Enfin, les avocats sont contrôlés par les ordres, qui peuvent être assistés par le Conseil national des barreaux, afin de vérifier le respect de l'ensemble de leurs obligations. En outre, lorsque dans l'exercice de ses missions, l'ordre découvre des faits susceptibles de blanchiment, il doit prévenir le Procureur général, qui lui même informera Tracfin.
Les effets de la déclaration de soupçon : en cas de soupçon, l'avocat doit s'abstenir de poursuivre l'opération jusqu'à ce qu'il ait procédé à la déclaration.
Tracfin dispose, alors, d'un délai de vingt-quatre heures à compter de la réception de la déclaration pour s'opposer à l'exécution de l'opération. A défaut, l'opération peut être reprise. Dans l'hypothèse où Tracfin ne répond pas dans le délai accordé, l'avocat a tout de même l'obligation de se déporter, d'autant que l'omission de Tracfin peut être motivée par des raisons stratégiques (la conclusion de l'opération leur permettant d'appréhender les "gros poissons").

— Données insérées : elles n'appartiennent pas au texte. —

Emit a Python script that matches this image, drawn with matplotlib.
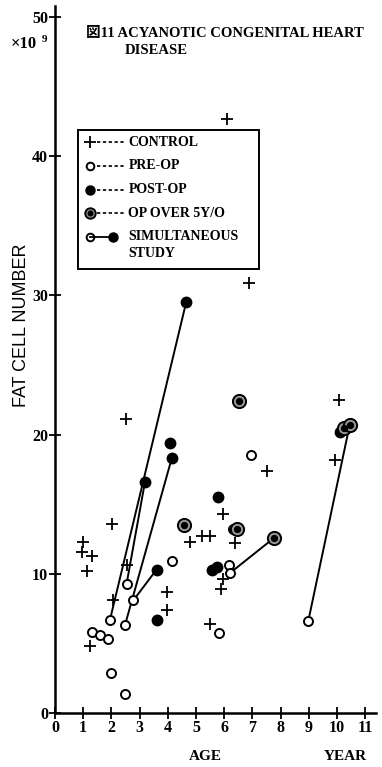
import matplotlib
matplotlib.use('Agg')
import matplotlib.pyplot as plt
from matplotlib.patches import Rectangle

# ---- data: age (years) vs fat cell number (x10^9) ----
control_age = [1.0, 0.95, 1.3, 1.12, 1.24, 2.01, 2.07, 2.5, 2.54, 3.96, 3.96,
               4.79, 5.2, 5.5, 5.5, 5.97, 5.95, 5.9, 6.38, 6.1, 6.88, 7.53,
               9.93, 10.08]
control_fcn = [12.3, 11.6, 11.3, 10.2, 4.8, 13.6, 8.1, 21.1, 10.6, 8.7, 7.4,
               12.25, 12.7, 12.7, 6.4, 14.3, 9.6, 8.9, 12.2, 42.7, 30.9, 17.4,
               18.2, 22.5]

pre_age = [1.3, 1.6, 1.89, 1.97, 2.48, 4.14, 5.82, 6.18, 6.32, 6.94]
pre_fcn = [5.84, 5.6, 5.3, 2.85, 1.4, 10.9, 5.75, 10.6, 13.25, 18.55]

post_age = [4.08, 3.6, 5.79, 5.56, 5.76, 10.1]
post_fcn = [19.4, 6.7, 15.5, 10.3, 10.5, 20.2]

over5_age = [4.57, 6.52, 6.46, 10.25]
over5_fcn = [13.5, 22.4, 13.25, 20.45]

# simultaneous study: pre-op value -> post-op value for the same child
sim_pre_age = [1.95, 2.54, 2.48, 2.78, 6.2, 8.98]
sim_pre_fcn = [6.7, 9.3, 6.3, 8.1, 10.05, 6.6]
sim_post_age = [4.65, 3.19, 4.14, 3.6, 7.78, 10.45]
sim_post_fcn = [29.5, 16.6, 18.3, 10.3, 12.6, 20.7]
sim_post_over5 = [False, False, False, False, True, True]

x_ticks = list(range(0, 12))
y_ticks = [0, 10, 20, 30, 40, 50]

SERIF = ['Liberation Serif', 'DejaVu Serif']
TITLE_FONT = ['Liberation Serif', 'Noto Sans CJK JP']


def plot_open(ax, x, y, ms=6.5):
    ax.plot(x, y, 'o', ms=ms, mfc='white', mec='black', mew=1.4, ls='none', zorder=4)


def plot_filled(ax, x, y, ms=7.5):
    ax.plot(x, y, 'o', ms=ms, mfc='black', mec='black', ls='none', zorder=4)


def plot_ringed(ax, x, y, ms=9.5):
    ax.plot(x, y, 'o', ms=ms, mfc='#9a9a9a', mec='black', mew=1.4, ls='none', zorder=4)
    ax.plot(x, y, 'o', ms=ms * 0.45, mfc='black', mec='black', ls='none', zorder=5)


def plot_control(ax, x, y):
    ax.plot(x, y, '+', ms=9, mew=1.3, color='black', ls='none', zorder=3)


def draw_legend(ax):
    ax.add_patch(Rectangle((0.8, 31.9), 6.45, 9.95, fill=False, lw=1.4,
                           ec='black', zorder=6))
    mx, d0, d1, tx = 1.25, 1.5, 2.45, 2.6
    rows = [41.0, 39.3, 37.6, 35.9, 34.2]
    texts = ['CONTROL', 'PRE-OP', 'POST-OP', 'OP OVER 5Y/O']
    for yy, t in zip(rows, texts):
        ax.plot([d0, d1], [yy, yy], ls=(0, (2, 1.5)), lw=1.2, color='black', zorder=6)
        ax.text(tx, yy, t, fontsize=10, family=SERIF, fontweight='bold',
                va='center', ha='left', zorder=6)
    plot_control(ax, [mx], [rows[0]])
    plot_open(ax, [mx], [rows[1]], ms=5.5)
    plot_filled(ax, [mx], [rows[2]], ms=6.5)
    plot_ringed(ax, [mx], [rows[3]], ms=7.5)
    # simultaneous study sample: open -> filled joined by a line
    ax.plot([mx, 2.05], [rows[4], rows[4]], color='black', lw=1.3, zorder=6)
    plot_open(ax, [mx], [rows[4]], ms=5.5)
    plot_filled(ax, [2.05], [rows[4]], ms=6.5)
    ax.text(tx, rows[4], 'SIMULTANEOUS', fontsize=10, family=SERIF,
            fontweight='bold', va='center', ha='left', zorder=6)
    ax.text(tx, 33.0, 'STUDY', fontsize=10, family=SERIF, fontweight='bold',
            va='center', ha='left', zorder=6)


fig = plt.figure(figsize=(3.82, 7.67), dpi=100)
ax = fig.add_axes([0.144, 0.0704, 0.8416, 0.9219])
ax.set_xlim(0, 11.4)
ax.set_ylim(0, 50.8)

for s in ['top', 'right']:
    ax.spines[s].set_visible(False)
for s in ['left', 'bottom']:
    ax.spines[s].set_linewidth(1.8)

ax.set_xticks(x_ticks)
ax.set_yticks(y_ticks)
ax.tick_params(direction='inout', length=8, width=1.3, pad=1)
for lab in ax.get_xticklabels() + ax.get_yticklabels():
    lab.set_family(SERIF)
    lab.set_fontweight('bold')
    lab.set_fontsize(11.5)

# connecting lines of the simultaneous study
for xa, ya, xb, yb in zip(sim_pre_age, sim_pre_fcn, sim_post_age, sim_post_fcn):
    ax.plot([xa, xb], [ya, yb], color='black', lw=1.4, zorder=2)

plot_control(ax, control_age, control_fcn)
plot_open(ax, pre_age, pre_fcn)
plot_open(ax, sim_pre_age, sim_pre_fcn)
plot_filled(ax, post_age, post_fcn)
plot_filled(ax, [a for a, o in zip(sim_post_age, sim_post_over5) if not o],
            [f for f, o in zip(sim_post_fcn, sim_post_over5) if not o])
plot_ringed(ax, over5_age, over5_fcn)
plot_ringed(ax, [a for a, o in zip(sim_post_age, sim_post_over5) if o],
            [f for f, o in zip(sim_post_fcn, sim_post_over5) if o])

draw_legend(ax)

# titles and labels
fig.text(86 / 382, 1 - 33 / 767, '図11 ACYANOTIC CONGENITAL HEART',
         fontsize=10.5, family=TITLE_FONT, fontweight='bold',
         va='center', ha='left')
fig.text(125 / 382, 1 - 51 / 767, 'DISEASE', fontsize=10.5, family=TITLE_FONT,
         fontweight='bold', va='center', ha='left')
fig.text(11 / 382, 1 - 44 / 767, '×10', fontsize=12, family=SERIF,
         fontweight='bold', va='center', ha='left')
fig.text(42 / 382, 1 - 39 / 767, '9', fontsize=8, family=SERIF,
         fontweight='bold', va='center', ha='left')
fig.text(22 / 382, 1 - 325 / 767, 'FAT CELL NUMBER', fontsize=13,
         family=['Liberation Sans', 'DejaVu Sans'], rotation=90,
         va='center', ha='center')
fig.text(205 / 382, 1 - 757 / 767, 'AGE', fontsize=11, family=SERIF,
         fontweight='bold', va='center', ha='center')
fig.text(345 / 382, 1 - 757 / 767, 'YEAR', fontsize=11, family=SERIF,
         fontweight='bold', va='center', ha='center')

fig.savefig('out.png', dpi=100)
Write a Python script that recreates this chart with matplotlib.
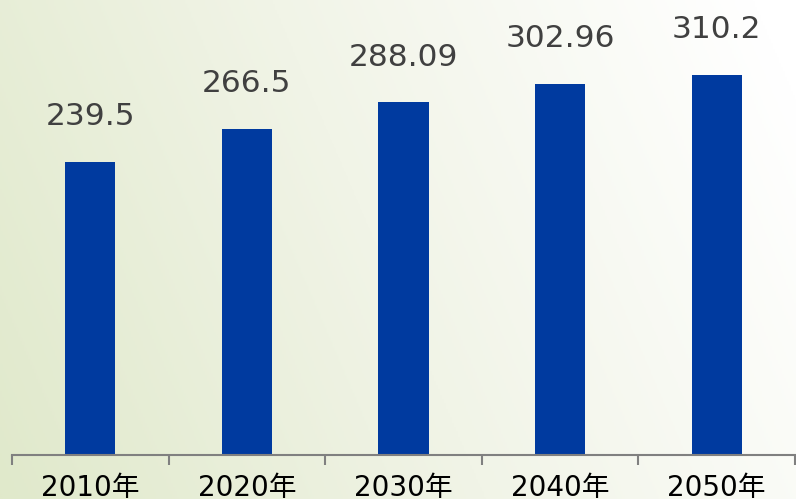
import numpy as np
import matplotlib
matplotlib.use("Agg")
import matplotlib.pyplot as plt
from matplotlib.colors import LinearSegmentedColormap

years = ["2010年", "2020年", "2030年", "2040年", "2050年"]
values = [239.5, 266.5, 288.09, 302.96, 310.2]
value_labels = ["239.5", "266.5", "288.09", "302.96", "310.2"]

fig = plt.figure(figsize=(7.96, 4.99), dpi=100)

# background gradient (greenish at left -> white at top right)
bg = fig.add_axes([0, 0, 1, 1], zorder=0)
u = np.linspace(0, 1, 400)
v = np.linspace(1, 0, 250)
U, V = np.meshgrid(u, v)
t = np.clip(0.82 * U + 0.22 * V, 0, 1)
cmap = LinearSegmentedColormap.from_list("bg", ["#e0e9cb", "#f1f4e7", "#ffffff"])
bg.imshow(t, cmap=cmap, aspect="auto", extent=[0, 1, 0, 1], vmin=0, vmax=1)
bg.axis("off")

ax = fig.add_axes([12 / 796, 44 / 499, 783 / 796, 455 / 499], zorder=1)
ax.patch.set_alpha(0)

x = np.arange(len(years))
ax.bar(x, values, width=0.32, color="#003a9f")
ax.set_xlim(-0.5, len(years) - 0.5)
ax.set_ylim(0, 371.7)

for xi, val, lab in zip(x, values, value_labels):
    ax.annotate(lab, (xi, val), xytext=(0, 26.5), textcoords="offset points",
                ha="center", va="baseline", fontsize=22.5, color="#404040",
                family=["DejaVu Sans"])

for s in ["top", "right", "left"]:
    ax.spines[s].set_visible(False)
ax.spines["bottom"].set_color("#808080")
ax.spines["bottom"].set_linewidth(1.5)
ax.set_yticks([])

ax.set_xticks(np.arange(-0.5, len(years), 1.0))
ax.set_xticklabels([])
ax.tick_params(axis="x", which="major", direction="out", length=7, width=1.5, color="#808080")
ax.set_xticks(x, minor=True)
ax.set_xticklabels(years, minor=True, fontsize=20, color="black",
                   family=["DejaVu Sans", "Noto Sans CJK JP"])
ax.tick_params(axis="x", which="minor", length=0, pad=14)

fig.savefig("out.png", dpi=100)
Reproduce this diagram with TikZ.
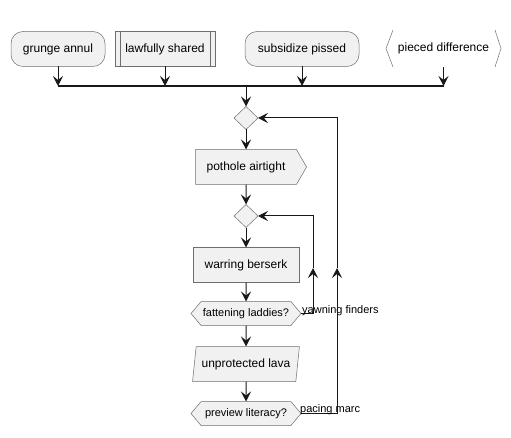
\documentclass[tikz,border=0pt]{standalone}
\usepackage{fontspec}
\setmainfont{Liberation Sans}
\usetikzlibrary{arrows.meta}
\usetikzlibrary{positioning}
\usetikzlibrary{shapes.geometric,shapes.symbols}
\definecolor{boxfill}{HTML}{F1F1F1}
\definecolor{boxline}{HTML}{181818}
\definecolor{boxedge}{HTML}{6E6E6E}

\begin{document}
\begin{tikzpicture}[x=1pt,y=-1pt]
  \tikzset{box/.style = {draw=boxedge, fill=boxfill, line width=0.5pt, font=\fontsize{12}{14}\selectfont, minimum height=35pt, inner sep=0pt, outer sep=0pt}}
  \tikzset{act/.style = {box, shape=rectangle}}
  \tikzset{start/.style = {box, rounded corners=12pt}}
  \tikzset{choice/.style = {box, shape=diamond, minimum width=24pt, minimum height=23pt}}
  \tikzset{test/.style = {box, shape=signal, signal to=west and east, signal pointer angle=100, minimum height=24pt, minimum width=110pt, font=\fontsize{11}{13}\selectfont}}
  \tikzset{pointer/.style = {box, shape=signal, signal to=east, signal pointer angle=120, minimum width=111pt}}
  \tikzset{slant/.style = {box, shape=trapezium, trapezium left angle=74, trapezium right angle=106, trapezium stretches, minimum width=107pt}}
  \tikzset{edge/.style = {draw=boxline, line width=1pt, -{Stealth[length=10pt,width=10pt,inset=4pt]}}}
  \tikzset{lbl/.style = {font=\fontsize{11}{13}\selectfont, inner sep=0pt, anchor=base west}}

  \useasboundingbox (0,0) rectangle (511,438);

  % top row
  \node[start, minimum width=94pt] (ga) at (58,49) {grunge annul};
  \node[act, minimum width=100pt] (ls) at (165,49) {lawfully shared};
  \draw[boxedge, line width=0.5pt] ([xshift=5pt]ls.north west) -- ([xshift=5pt]ls.south west);
  \draw[boxedge, line width=0.5pt] ([xshift=-5pt]ls.north east) -- ([xshift=-5pt]ls.south east);
  \node[start, minimum width=114pt] (sp) at (302,49) {subsidize pissed};
  \node[inner sep=0pt, outer sep=0pt, minimum width=115pt, minimum height=37pt, font=\fontsize{12}{14}\selectfont] (pd) at (443.5,48.5) {pieced difference};
  \draw[boxedge, line width=0.5pt] ([xshift=7pt]pd.north west) -- (pd.west) -- ([xshift=7pt]pd.south west);
  \draw[boxedge, line width=0.5pt] ([xshift=-6pt]pd.north east) -- (pd.east) -- ([xshift=-6pt]pd.south east);

  \coordinate (bar) at (246,86);
  \draw[boxline, line width=2pt] (ga.south |- bar) -- (pd.south |- bar);
  \foreach \n in {ga,ls,sp,pd}
    \draw[edge] (\n) -- (\n |- bar);

  % main column
  \node[choice] (d1) at (246,118) {};
  \node[pointer] (pa) [below=20pt of d1] {pothole airtight};
  \node[choice] (d2) [below=20pt of pa] {};
  \node[act, minimum width=106pt] (wb) [below=20pt of d2] {warring berserk};
  \node[test] (fl) [below=19pt of wb] {fattening laddies?};
  \node[slant] (ul) [below=21pt of fl] {unprotected lava};
  \node[test] (pl) [below=20pt of ul] {preview literacy?};

  \draw[edge] (bar) -- (d1);
  \draw[edge] (d1) -- (pa);
  \draw[edge] (pa) -- (d2);
  \draw[edge] (d2) -- (wb);
  \draw[edge] (wb) -- (fl);
  \draw[edge] (fl) -- (ul);
  \draw[edge] (ul) -- (pl);

  % loops back
  \coordinate (m2) at (313,268);
  \draw[edge] (fl.east) -| (m2);
  \draw[edge] (m2) |- (d2.east);
  \node[lbl] (yf) at (302,313) {yawning finders};

  \coordinate (m1) at (337,268);
  \draw[edge] (pl.east) -| (m1);
  \draw[edge] (m1) |- (d1.east);
  \node[lbl] (pm) at (300,412) {pacing marc};

\end{tikzpicture}
\end{document}
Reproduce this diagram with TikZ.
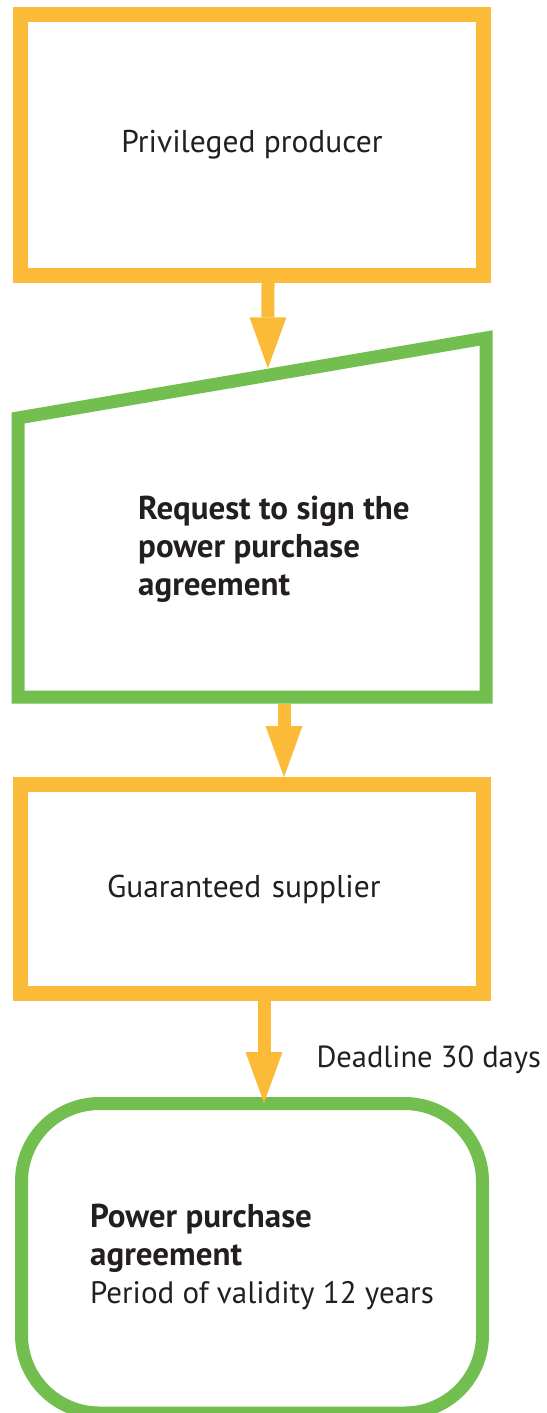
\documentclass[tikz,border=0pt]{standalone}
\usepackage{fontspec}
\setmainfont{PT Sans}
\usetikzlibrary{arrows.meta,positioning,calc}
\definecolor{stepyellow}{RGB}{252,186,57}
\definecolor{stepgreen}{RGB}{114,191,79}
\definecolor{inkblack}{RGB}{35,31,32}

\begin{document}
\begin{tikzpicture}[x=1pt, y=-1pt,
    ybox/.style={draw=stepyellow, line width=15pt, minimum width=463pt, text=inkblack, font=\fontsize{31.5pt}{38pt}\selectfont},
    gline/.style={draw=stepgreen, line width=13pt},
    txt/.style={align=left, inner sep=0pt, text=inkblack, font=\fontsize{31pt}{38pt}\selectfont},
    btxt/.style={txt, font=\fontsize{33pt}{38pt}\selectfont\bfseries},
    arr/.style={-{Triangle[length=51pt, width=37pt, line width=0pt]}, line width=13pt, draw=stepyellow}
]
\useasboundingbox (0,0) rectangle (546,1413);

\node[ybox, minimum height=261pt] (producer) at (252,145) {Privileged producer};

% slanted green input box
\node[minimum width=468pt, minimum height=359pt, inner sep=0pt, outer sep=0pt, below=55pt of producer] (request) {};
\coordinate (request corner) at ([yshift=-80pt]request.north west);
\draw[gline, line join=miter] (request.south west) -- (request.south east) -- (request.north east) -- (request corner) -- cycle;
\node[btxt, anchor=west] (requesttext) at ([xshift=120pt, yshift=-32pt]request.west) {Request to sign the\\power purchase\\agreement};

\node[ybox, minimum height=209pt, text width=290pt, align=left, below=80pt of request] (supplier) {Guaranteed supplier};

\node[gline, rounded corners=78pt, minimum width=461pt, minimum height=309.5pt, below=96pt of supplier] (agreement) {};
\node[txt, anchor=west] (agreementtext) at ([xshift=75pt, yshift=1pt]agreement.west)
    {{\fontsize{33pt}{38pt}\selectfont\bfseries Power purchase}\\{\fontsize{33pt}{38pt}\selectfont\bfseries agreement}\\Period of validity 12 years};

\coordinate (arrow1end) at ($($(request corner)!0.534!(request.north east)$) + (0,7pt)$);
\draw[arr] ([xshift=16pt]producer.south) -- (arrow1end);
\draw[arr] ([xshift=32pt, yshift=-6.5pt]request.south) -- ([xshift=32pt]supplier.north);
\draw[arr] ([xshift=12pt]supplier.south) -- ([xshift=12pt, yshift=-6pt]agreement.north)
    node[txt, font=\fontsize{30.5pt}{38pt}\selectfont, pos=0.58, anchor=west, xshift=46pt] (deadline) {Deadline 30 days};
\end{tikzpicture}
\end{document}
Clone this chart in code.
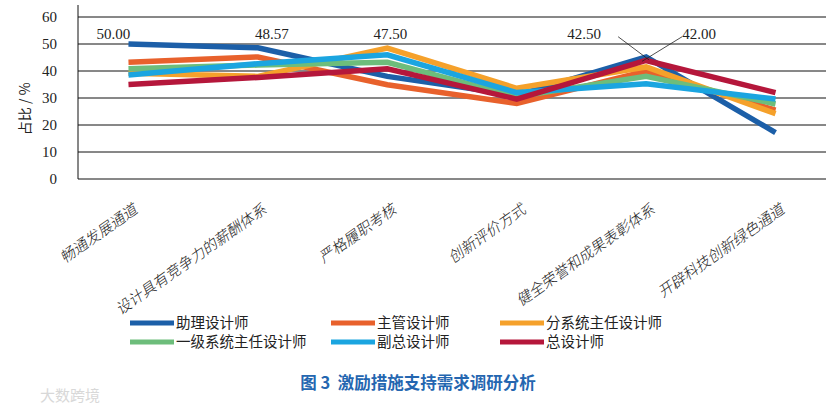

L'article L. 561-22 du Code monétaire et financier (N° Lexbase : L7152ICU) pose le principe d'exonération de l'avocat ayant déclaré son soupçon. Ainsi, aucune peine pénale ne sera encourue pour violation du secret professionnel et aucune action en responsabilité civile ne pourra être intentée, ni aucune sanction professionnelle ne pourra être prononcée. Tout préjudice résultant d'une déclaration sera, en fait, dû par l'Etat. Mais, William Feugère croit peu en l'immunité absolue, d'autant qu'en cas de concertation frauduleuse (qui sera très souvent présumée) l'exonération tombe. Il rappelle, enfin, que l'obligation de se déporter subsiste, dès lors qu'un doute existe.
Reste à déterminer si l'avocat est en droit d'informer son client de la déclaration de soupçon. La question est opportune quand le soupçon porte sur la partie dont le professionnel suspicieux n'est pas le conseil. La troisième Directive anti-blanchiment a supprimé cette possibilité. Mais, si l'avocat ne peut pas informer, il peut, pour le moins, dissuader, ce qui lui est conseillé de faire. Des dérogations à la confidentialité existent : peuvent s'informer mutuellement de l'existence d'une déclaration les avocats d'un même cabinet ou d'un même réseau et ceux qui interviennent pour un même client et pour une même opération.
Organisation des cabinets : les textes imposent aux avocats de mettre en place des procédures écrites destinées à assurer une mise en oeuvre efficace des mesures de prévention. Ils doivent, également, assurer, la diffusion de procédures et d'informations régulières à l'ensemble de leurs personnels concernés et la formation de ces derniers.
Dans le cadre de l'obligation de conservation, William Feugère recommande de constituer des dossiers à part, contenant les seuls documents relatifs à l'identité des parties et aux liens d'affaires qui se créent (ce qui n'inclut pas tous les documents d'un dossier).